Her ideal customer is equally specifically drawn. They are successful, middle aged couples with no children at home, working in the relatively small spaces of the near city suburbs, seeking an easily maintained space for quiet times and contemplation. If you have kids, or want a broad entertaining area, your needs will rarely overlap her special design skills, and again, she will recommend someone who will do a great job for you.
2. Communicating.
There are all sorts of ways to communicate, both digitally and offline. The sum of the combination of the options is almost always greater than the sum of the individual pieces of communication by themselves.
The key is to ensure that every piece of communication has a purpose that serves the overall objective, plays a role in the jigsaw of communication.
Having an objective is paramount. For some people that objective will be a personal meeting with a prospect who has been ‘warmed’ by a series of communication pieces that each has an objective and call to action as a part of the communication. It could be an email with a download, video with an invitation to subscribe to the channel, or an ad designed to gain attention and build, awareness of the product.
The key these days is to appropriately mix and sequence the communications in response to the signal coming from the prospect as they move around, and hopefully through the sales funnel.
3. Automating.
The days of one piece broadcast communication, with little hope of identifying the recipient are gone, technology has turned the communication process on its head. It is now the case that a piece of communication has not been of any value unless an intended recipient actually does something with it. In order to know, you need to be able to track the actions, then respond appropriately to the signal the receiver gives you.

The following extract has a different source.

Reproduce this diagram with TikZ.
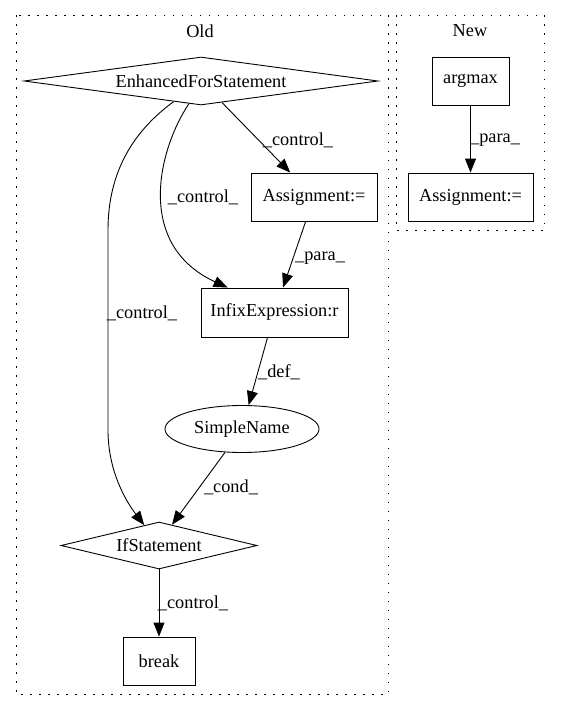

Without automation, this is virtually impossible on any commercial scale. You need t build repeatable and predicable processes that respond cross the marketing and sales processes, so you have to also ensure that the right people are in place, and that the product offering is relevant to the target market.
None of this is easy, particularly for small businesses, and the cost can be a barrier, but think of the cost of doing it wrong.
Get the foundations right, and the building will stay up, get them wrong……….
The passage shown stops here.